Раны и перекрёстки
Сентябрь 1939-го. Грохот гусениц, пламя полыхающих деревень, столбы дыма. Война стала не маршем, а чёрной рекой, которая несёт всех, кто вошёл в неё. Мы с Нихилусом скользим за Йозефом, теперь уже не просто врачом, а офицером резервных частей танковой дивизии СС. Его рука привычно держит планшет, но глаза — холодны, как сталь брони.
Он командует экипажем, проверяет карты, кричит короткие приказы. В этих голосах слышится уже не теория, а привычка — привычка к подчинению, к механизму войны. Нихилус шепчет мне своим каменным языком:
«Bellum est fornax. Hic coquitur ferrum et cor.»
(Война — это горн. Здесь плавится железо и сердце.)
1941-й. Восточный фронт. Йозеф в чёрном мундире, пыль на сапогах. Танковая колонна застряла в грязи. Из-под небес летят снаряды, грохочет артиллерия. Вдруг взрыв — башня танка взмывает в воздух, внутри крик. Он бросается туда, не колеблясь. Огонь облизывает его лицо, но он вытаскивает двоих, волочёт их по грязи, пока взрываются снаряды. На виске — кровь, на руках — ожоги.
Позже — награда. Железный крест блестит на груди. На фотографии он стоит в строю, чуть бледный, но прямой, как жердь. Аплодисменты, поздравления. А я шепчу Нихилусу:
— Он спасает, чтобы потом уничтожать? Или просто потому, что таков его инстинкт?
Нихилус отвечает, низко, как подземный гул:
«Instinctus est idem. Vita et mors in uno latet. »
(Инстинкт один. В жизни и смерти скрывается одно и то же.)
1942-й. Снова фронт. Взрыв, осколки, крик. Йозеф падает, схватывается за бедро. Кровь пропитывает шинель. Он прикусывает губу, не кричит. Через несколько недель медицинская комиссия: «Непригоден к дальнейшей службе в действующих войсках.» В приказе — новая строка: «Направить для работы в Аушвице.»

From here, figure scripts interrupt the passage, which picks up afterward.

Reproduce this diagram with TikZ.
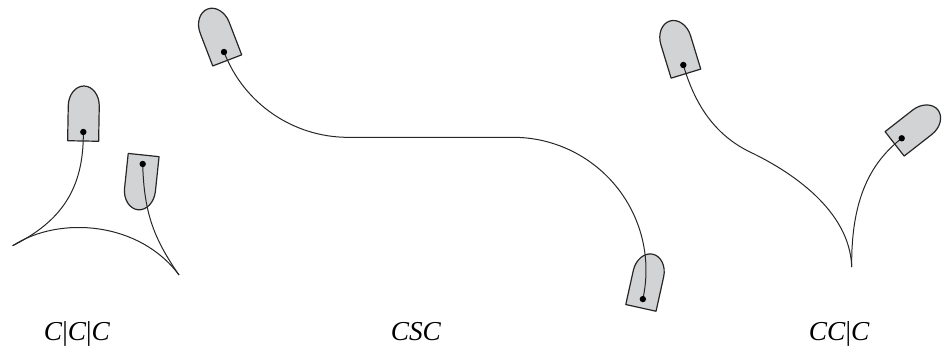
\documentclass[tikz,border=0pt]{standalone}
\usepackage{fontspec}
\setmainfont{Liberation Serif}
\definecolor{carfill}{RGB}{210,211,213}
\tikzset{
  carline/.style={draw=black!85, line width=0.9pt, fill=carfill, line join=round},
  pathline/.style={draw=black!85, line width=0.75pt},
  lab/.style={anchor=base, inner sep=0pt, font=\fontsize{20.5}{24}\selectfont},
  car/.pic={
    \path[carline] (-15.5,9) -- (-15.5,-26)
      arc[start angle=180, end angle=360, x radius=15.5, y radius=20]
      -- (15.5,9) -- cycle;
  }
}
\begin{document}
\begin{tikzpicture}[x=0.75pt, y=-0.75pt]
  \useasboundingbox (0,0) rectangle (947,346);

  % dot positions (rear axle centres)
  \coordinate (cA) at (83.3,132);
  \coordinate (cB) at (142.7,164);
  \coordinate (c2) at (224,52);
  \coordinate (c4) at (642.85,299.1);
  \coordinate (c5) at (683.3,65);
  \coordinate (c6) at (901.7,138.3);
  % cusps and switch points
  \coordinate (k1) at (12.7,245.7);
  \coordinate (k2) at (179,275);
  \coordinate (s1) at (348.2,137.3);
  \coordinate (s2) at (513,137.3);
  \coordinate (m5) at (750,152);
  \coordinate (k3) at (851.7,267);

  % cars
  \pic[rotate=-1]    at (cA) {car};
  \pic[rotate=174]   at (cB) {car};
  \pic[rotate=21]    at (c2) {car};
  \pic[rotate=-12.5] at (c4) {car};
  \pic[rotate=17]    at (c5) {car};
  \pic[rotate=-52]   at (c6) {car};

  % C|C|C
  \draw[pathline] (cA) .. controls (84,190) and (60,222) .. (k1);
  \draw[pathline] (k1) .. controls (60,215) and (140,222) .. (k2);
  \draw[pathline] (k2) .. controls (155,240) and (144,215) .. (cB);

  % CSC
  \draw[pathline] (c2) arc[start angle=159, end angle=90, radius=133]
    -- (s2) arc[start angle=-90, end angle=12.5, radius=133];

  % CC|C
  \draw[pathline] (c5) .. controls (695,105) and (715,135) .. (m5)
    .. controls (790,171) and (850,210) .. (k3);
  \draw[pathline] (k3) .. controls (851,200) and (870,163) .. (c6);

  % dots
  \foreach \c in {cA,cB,c2,c4,c5,c6} \fill[black] (\c) circle[radius=3.2];

  % labels
  \node[lab] (l1) at (77,340) {\textit{C}|\textit{C}|\textit{C}};
  \node[lab] (l2) at (416,340) {\textit{CSC}};
  \node[lab] (l3) at (839.2,340) {\textit{CC}|\textit{C}};
\end{tikzpicture}
\end{document}
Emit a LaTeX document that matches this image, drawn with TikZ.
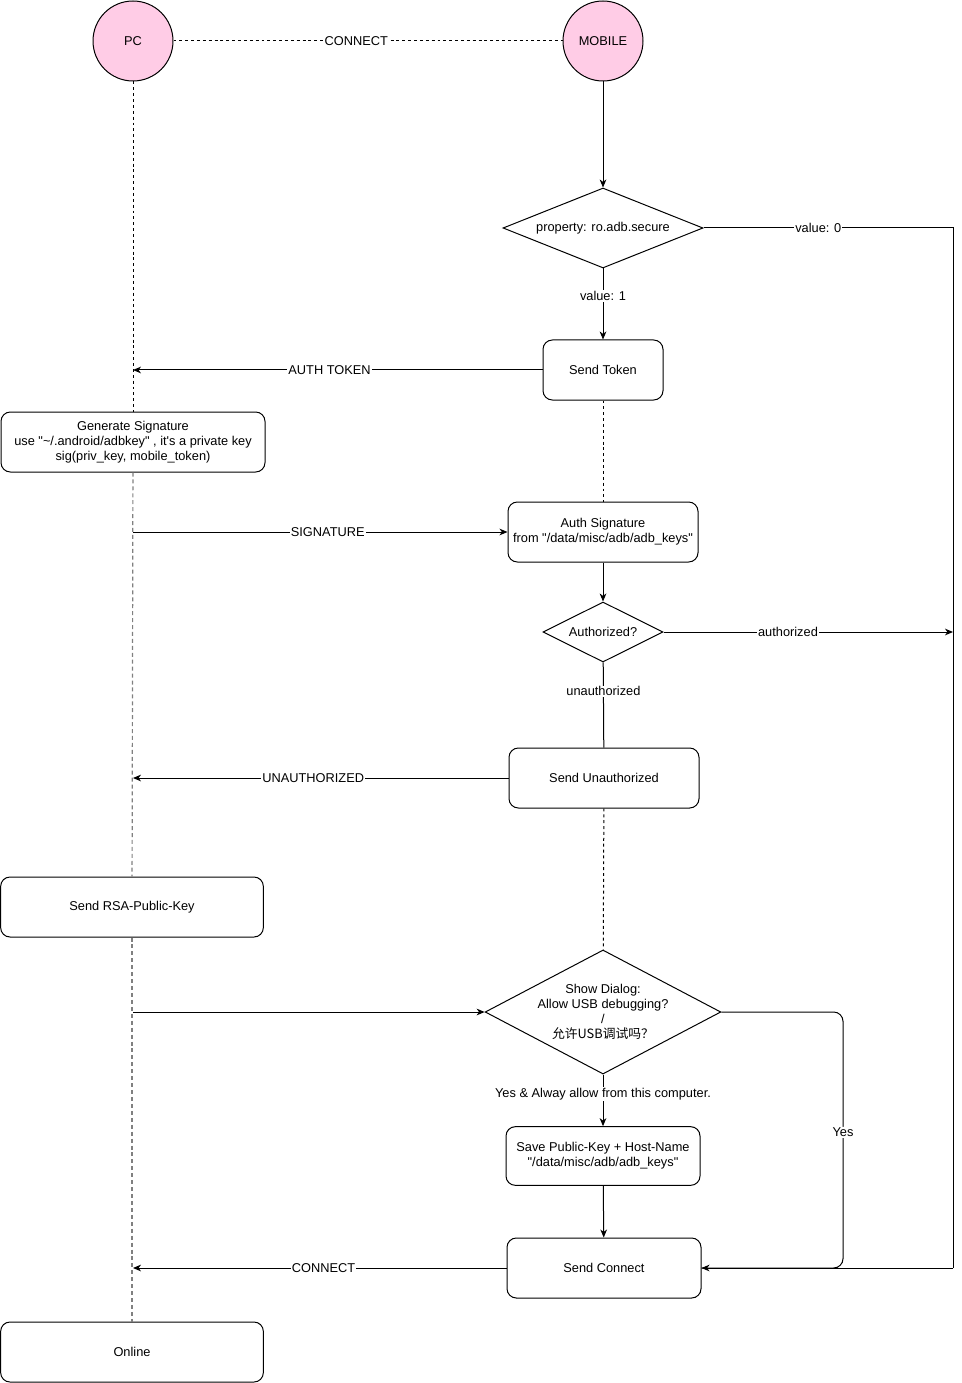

Мы стоим рядом, когда он читает бумагу. За окном — весенний дождь. Его рука дрожит. Он понимает, что путь меняется, но не сопротивляется. Я спрашиваю Нихилуса:
— Теперь он не на фронте. Теперь он в другом фронте — невидимом, холодном. Мы идём за ним?
Голос Нихилуса шипит, словно змеи в тёмной яме:
«Iter eius non finitum est. In umbra maiora fiunt. »
(Его путь не окончен. В тени совершается большее.)
Йозеф едет на поезде. За окном поля, деревни, станции. На коленях — папка, бумаги. Он смотрит в стекло, но не на своё отражение — вдаль. В нём больше нет солдата, только врач с новым назначением. Вдали — табличка «Oświęcim».
Я шепчу:
— Мы были с ним, когда он клялся, мы были с ним, когда он спасал. Теперь мы будем с ним, когда он будет делать то, что потом назовут преступлением?
Нихилус отвечает, ровно, как ветер по костям:
«Abyssus non amat nec odit. Solum videt et testatur. »
(Бездна не любит и не ненавидит. Она лишь видит и свидетельствует.)
Поезд гремит, как чёрный змей. Йозеф закрывает глаза, как будто собирается с мыслями. А мы — остаёмся рядом, в его тени, и впервые за века я чувствую, как холодно не только тем, кого везут, но и нам, наблюдателям.